Overall, looking at these indicators, it appears unlikely that India—unlike other more exposed emerging markets—would experience a full-on macroeconomic meltdown, in the form, for example, of a balance of payments crisis, dramatic currency devaluation, and a default on foreign debt. However, the indicators suggest that India’s vulnerable population is likely to suffer dearly from the economic fallout of COVID-19 lockdowns, due to the huge share of the informal economy, the challenge of targeting vulnerable populations within this informal economy, and the government’s scarce fiscal resources to do so.

The IMF is projecting a dramatic reduction in India’s GDP growth rate to 1.9% in 2020, with a dramatic v-shaped recovery to 7.4% in 2021. This seems overly optimistic. With the government unable to protect incomes during the crisis, there will be a substantial amount of wealth destruction during the lockdown period. If the last few years have told us anything, it is that shocks to the informal economy, like demonetisation and the introduction of a Goods and Service Tax (GST), have been substantial, persistent and unpredictable in their impacts. This shock seems far superior in scale. GDP growth in the range of 1-2% in 2020, and 4-5% in 2021, appears more reasonable.
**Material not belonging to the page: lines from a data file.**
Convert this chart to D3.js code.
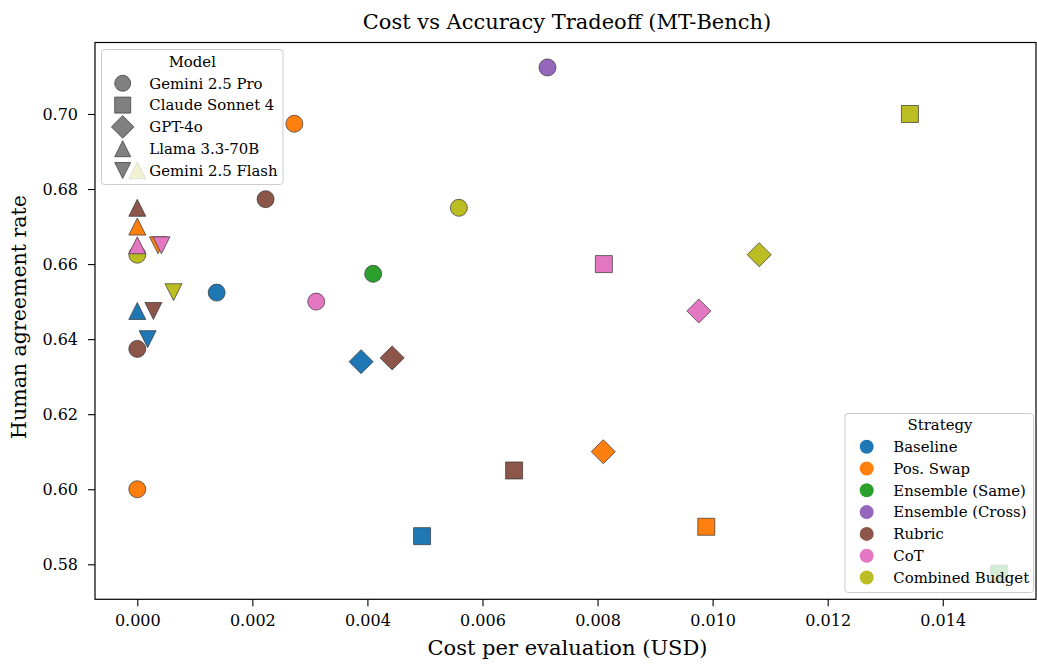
<!DOCTYPE html>
<html>
<head>
<meta charset="utf-8">
<script src="https://cdn.jsdelivr.net/npm/d3@7"></script>
<style>
  body { margin: 0; background: #fff; }
  svg text { font-family: "DejaVu Serif", serif; fill: #000; }
</style>
</head>
<body>
<div id="chart"></div>
<script>
// legend categories
const models = ['Gemini 2.5 Pro', 'Claude Sonnet 4', 'GPT-4o', 'Llama 3.3-70B', 'Gemini 2.5 Flash'];
const strategies = ['Baseline', 'Pos. Swap', 'Ensemble (Same)', 'Ensemble (Cross)', 'Rubric', 'CoT', 'Combined Budget'];
const strategyColors = ['#1f77b4', '#ff7f0e', '#2ca02c', '#9467bd', '#8c564b', '#e377c2', '#bcbd22'];
const modelShapes = ['circle', 'square', 'diamond', 'triangleUp', 'triangleDown'];

// one entry per point, in drawing order
const pointModel    = [4, 0, 0, 0, 0, 0, 0, 0, 0, 0, 0,
                       1, 1, 1, 1, 1, 1,
                       2, 2, 2, 2, 2,
                       3, 3, 3, 3, 3,
                       4, 4, 4, 4];
const pointStrategy = [0, 0, 1, 1, 2, 3, 4, 4, 5, 6, 6,
                       0, 1, 2, 4, 5, 6,
                       0, 1, 4, 5, 6,
                       0, 1, 4, 5, 6,
                       1, 4, 5, 6];
const pointCost     = [0.00018, 0.00138, 0.00273, 0.0, 0.00410, 0.00713, 0.00223, 0.0, 0.00311, 0.00559, 0.0,
                       0.00495, 0.00989, 0.01498, 0.00655, 0.00811, 0.01343,
                       0.00389, 0.00810, 0.00443, 0.00976, 0.01081,
                       0.0, 0.0, 0.0, 0.0, 0.0,
                       0.00036, 0.00028, 0.00042, 0.00063];
const pointAgreement = [0.640, 0.6524, 0.6974, 0.600, 0.6574, 0.7124, 0.6773, 0.6374, 0.650, 0.675, 0.6625,
                        0.5875, 0.590, 0.5775, 0.605, 0.660, 0.700,
                        0.634, 0.610, 0.635, 0.6475, 0.6625,
                        0.6475, 0.670, 0.675, 0.665, 0.685,
                        0.665, 0.6475, 0.665, 0.6525];

const xTicks = [0, 0.002, 0.004, 0.006, 0.008, 0.010, 0.012, 0.014];
const yTicks = [0.58, 0.60, 0.62, 0.64, 0.66, 0.68, 0.70];

const width = 1037, height = 664;
const plot = { left: 95, right: 1036, top: 42.5, bottom: 599.3 };

const svg = d3.select('#chart').append('svg')
  .attr('width', width)
  .attr('height', height);

const x = d3.scaleLinear().domain([-0.000735, 0.015621]).range([plot.left, plot.right]);
const y = d3.scaleLinear().domain([0.57067, 0.71905]).range([plot.bottom, plot.top]);

// matplotlib-like marker shapes, size = marker width in px
const shapes = {
  circle: { draw(ctx, s) { ctx.moveTo(s / 2, 0); ctx.arc(0, 0, s / 2, 0, 2 * Math.PI); } },
  square: { draw(ctx, s) { ctx.rect(-s / 2, -s / 2, s, s); } },
  diamond: { draw(ctx, s) { const r = s * Math.SQRT2 / 2; ctx.moveTo(0, -r); ctx.lineTo(r, 0); ctx.lineTo(0, r); ctx.lineTo(-r, 0); ctx.closePath(); } },
  triangleUp: { draw(ctx, s) { const h = s / 2; ctx.moveTo(0, -h); ctx.lineTo(h, h); ctx.lineTo(-h, h); ctx.closePath(); } },
  triangleDown: { draw(ctx, s) { const h = s / 2; ctx.moveTo(0, h); ctx.lineTo(h, -h); ctx.lineTo(-h, -h); ctx.closePath(); } }
};
const marker = (shape, s) => d3.symbol().type(shapes[shape]).size(s)();

// axes
const xAxis = svg.append('g')
  .attr('transform', `translate(0,${plot.bottom})`)
  .call(d3.axisBottom(x).tickValues(xTicks).tickFormat(d3.format('.3f')).tickSize(7).tickPadding(8).tickSizeOuter(0));
const yAxis = svg.append('g')
  .attr('transform', `translate(${plot.left},0)`)
  .call(d3.axisLeft(y).tickValues(yTicks).tickFormat(d3.format('.2f')).tickSize(7).tickPadding(10).tickSizeOuter(0));
[xAxis, yAxis].forEach(a => {
  a.select('.domain').remove();
  a.selectAll('.tick line').attr('stroke', '#000').attr('stroke-width', 1.1);
  a.selectAll('.tick text').attr('font-family', 'DejaVu Serif').attr('font-size', 16).attr('fill', '#000');
});

// points
const idx = d3.range(pointCost.length);
svg.append('g')
  .selectAll('path')
  .data(idx)
  .join('path')
  .attr('transform', i => `translate(${x(pointCost[i])},${y(pointAgreement[i])})`)
  .attr('d', i => marker(modelShapes[pointModel[i]], 17))
  .attr('fill', i => strategyColors[pointStrategy[i]])
  .attr('stroke', '#333')
  .attr('stroke-width', 0.7);

// frame
svg.append('rect')
  .attr('x', plot.left).attr('y', plot.top)
  .attr('width', plot.right - plot.left).attr('height', plot.bottom - plot.top)
  .attr('fill', 'none').attr('stroke', '#000').attr('stroke-width', 1.2);

// titles
svg.append('text')
  .attr('x', 567).attr('y', 29)
  .attr('text-anchor', 'middle').attr('font-size', 21)
  .text('Cost vs Accuracy Tradeoff (MT-Bench)');
svg.append('text')
  .attr('x', 567.5).attr('y', 655)
  .attr('text-anchor', 'middle').attr('font-size', 21)
  .text('Cost per evaluation (USD)');
svg.append('text')
  .attr('transform', 'translate(26,317) rotate(-90)')
  .attr('text-anchor', 'middle').attr('font-size', 20.5)
  .text('Human agreement rate');

// legends
function legend(box, title, labels, drawMarker) {
  const g = svg.append('g');
  g.append('rect')
    .attr('x', box.x).attr('y', box.y).attr('width', box.w).attr('height', box.h)
    .attr('rx', 3)
    .attr('fill', '#fff').attr('fill-opacity', 0.8)
    .attr('stroke', '#ccc').attr('stroke-width', 1);
  g.append('text')
    .attr('x', box.titleX).attr('y', box.titleY).attr('dy', '0.35em')
    .attr('text-anchor', 'middle').attr('font-size', 14.9)
    .text(title);
  labels.forEach((label, i) => {
    const ry = box.rowY + i * 21.8;
    drawMarker(g, i, box.markerX, ry);
    g.append('text')
      .attr('x', box.textX).attr('y', ry).attr('dy', '0.35em')
      .attr('font-size', 14.9)
      .text(label);
  });
}

legend({ x: 101.5, y: 49.5, w: 181.5, h: 135, titleX: 192.3, titleY: 61.7, rowY: 83.3, markerX: 122.7, textX: 149.3 },
  'Model', models, (g, i, mx, my) => {
    g.append('path')
      .attr('transform', `translate(${mx},${my})`)
      .attr('d', marker(modelShapes[i], 16))
      .attr('fill', 'gray').attr('stroke', '#333').attr('stroke-width', 0.7);
  });

legend({ x: 845, y: 413.5, w: 188.5, h: 179, titleX: 940, titleY: 425, rowY: 446.7, markerX: 866.7, textX: 893.3 },
  'Strategy', strategies, (g, i, mx, my) => {
    g.append('circle')
      .attr('cx', mx).attr('cy', my).attr('r', 7)
      .attr('fill', strategyColors[i]);
  });
</script>
</body>
</html>
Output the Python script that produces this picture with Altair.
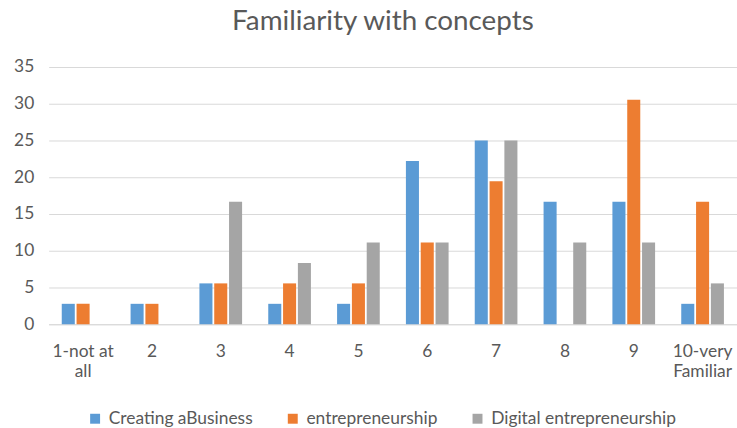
import altair as alt
import pandas as pd

categories = ["1-not at|all", "2", "3", "4", "5", "6", "7", "8", "9", "10-very|Familiar"]
series = ["Creating aBusiness", "entrepreneurship", "Digital entrepreneurship"]
creating = [2.78, 2.78, 5.56, 2.78, 2.78, 22.22, 25.0, 16.67, 16.67, 2.78]
entre = [2.78, 2.78, 5.56, 5.56, 5.56, 11.11, 19.44, 0, 30.56, 16.67]
digital = [0, 0, 16.67, 8.33, 11.11, 11.11, 25.0, 11.11, 11.11, 5.56]
colors = ["#5B9BD5", "#ED7D31", "#A5A5A5"]

rows = []
for name, vals in zip(series, [creating, entre, digital]):
    for c, v in zip(categories, vals):
        rows.append({"cat": c, "series": name, "value": v})
df = pd.DataFrame(rows)

FONT = "Lato"
FS = 17.5

chart = alt.Chart(df).mark_bar().encode(
    x=alt.X("cat:N", sort=categories, title=None,
            scale=alt.Scale(paddingInner=0.38, paddingOuter=0.19),
            axis=alt.Axis(labelAngle=0, ticks=False, domainColor="#d9d9d9",
                          labelPadding=18, labelFontSize=FS, labelColor="#595959",
                          labelFont=FONT, labelLineHeight=21,
                          labelExpr="split(datum.label, '|')")),
    xOffset=alt.XOffset("series:N", sort=series, scale=alt.Scale(paddingInner=0.12)),
    y=alt.Y("value:Q", title=None,
            scale=alt.Scale(domain=[0, 35]),
            axis=alt.Axis(values=[0, 5, 10, 15, 20, 25, 30, 35], domain=False, ticks=False,
                          gridColor="#d9d9d9", labelPadding=15, labelFontSize=FS,
                          labelColor="#595959", labelFont=FONT)),
    color=alt.Color("series:N", sort=series,
                    scale=alt.Scale(domain=series, range=colors),
                    legend=alt.Legend(title=None, orient="none", direction="horizontal",
                                      legendX=38, legendY=345, symbolType="square",
                                      symbolSize=100, symbolStrokeWidth=0,
                                      labelFontSize=FS, labelColor="#595959",
                                      labelFont=FONT, columnPadding=31,
                                      labelOffset=5, labelLimit=400)),
).properties(
    width=693, height=259,
    title=alt.TitleParams("Familiarity with concepts", fontSize=28, font=FONT,
                          fontWeight="normal", color="#595959", offset=22,
                          anchor="middle", dx=-10),
    autosize=alt.AutoSizeParams(type="none"),
    padding={"left": 49, "top": 66, "right": 0, "bottom": 103},
).configure_view(stroke=None)

chart.save("out.html", embed_options={"renderer": "svg", "actions": False})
Implications for the agenda of sustainable development and climate change

Firstly, the government is likely to enter into the post-COVID period with a still worse fiscal position than was the case in 2019, when the consolidated fiscal deficit, including central government, state government, and off-balance sheet borrowings amounted to around 8.5% of GDP. This will constrain the capacity of the government to allocate additional resources to sustainability objectives, for example public transport. Fortunately, a number of decarbonisation options are negative cost in India, for example the transition to renewables in the power sector, where renewables are now cheaper than coal.
Secondly, we can expect substantial financial fragility and reduced risk-appetite in the corporate sector. This is already evident in the case of the electricity distribution companies, which were wallowing in debt before the COVID-19 crisis and are now facing a truly dire financial position. Indian and international investors are likely to be much more wary of allocating capital to risky new projects, which may slow down the transition in sectors where clean technologies are still being experimented with. On the other hand, investors are currently seeing first-hand how coal power has been the first to suffer in an economic crisis. Coal plant load factors were already abysmal as the economy slowed throughout 2019, well before the COVID-19 crisis; they have tanked as power demand has fallen about 25% as a result of the lockdown. It is hard to see how investors will front capital for new coal in India.
On the more positive side, some of the behavioural adjustments made by households and the formal sector may continue after the crisis. Commuting in India’s congested cities was already brutal: enforced work from home has shown that time, money and energy can be saved through teleworking. India’s famously poor air quality has dramatically improved, which can raise awareness of how poor it was in the first place—annually more Indians die of air pollution than were ever likely to die of even an uncontrolled COVID outbreak. Greater investment in social resilience and healthcare can potentially be wound into a narrative around the need for governments to protect their citizens, including from climate change and filthy air.
These are optimistic thoughts. For many Indians, however, the belly is currently speaking louder than the brain. Real, severe social hardship is being endured. How India emerges from this lockdown—socially and politically—remains to be seen.